Performance review quantitative questions
You can incorporate the following questions in your performance review and provide input based on a quantitative scale, such as a rating from 1-5. These questions might include follow-up narrative responses or stand-alone, depending on the type of performance review template you utilize.
- How productive is the employee?
- What’s the quality of their work in terms of errors, mistakes, and accuracy?
- How consistently does the employee show up to work and arrive on time?
- Does the employee make decisions using sound judgment?
- Can the employee make quality and timely decisions?
- Does the employee create a motivating climate while training and developing team members and take corrective action as necessary?
- Can the employee analyze work, set goals, and develop plans of action to get the job done promptly?
How to improve the performance review process
Performance reviews are an integral part of employee job performance expectations and communication, so you want to consistently seek out opportunities to improve the process from beginning to end.
Here are some ways to do that.
- Provide consistent feedback. Along with offering regular performance reviews, you also want to provide feedback via check-ins on a more regular basis. It has been found that when employees receive more frequent feedback, there are higher levels of employee engagement.

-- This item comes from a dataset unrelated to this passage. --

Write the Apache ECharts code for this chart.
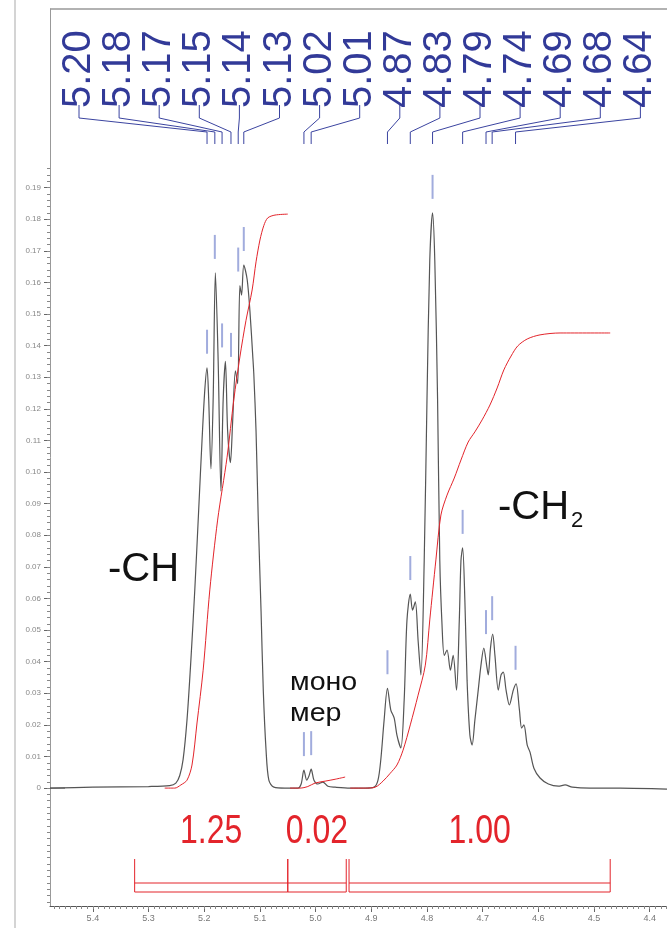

- Build trust. You want to build and maintain a trusting relationship with your employees to share feedback throughout the year.
- Follow up. After the performance review, make it clear that there will be another one and the time frame they should expect it to happen. Also, provide action items, goals, or focus areas until the next performance review meeting.
- Determine Your Frequency. You want to determine how frequently you should hold your performance appraisal meetings. Perhaps it’s best to hold one covering the entire year, or you’d prefer to have quarterly performance reviews. Ultimately, you want to choose the frequency that will best help your employees, and the company as a whole better collaborate and secure measurable metrics to improve performance.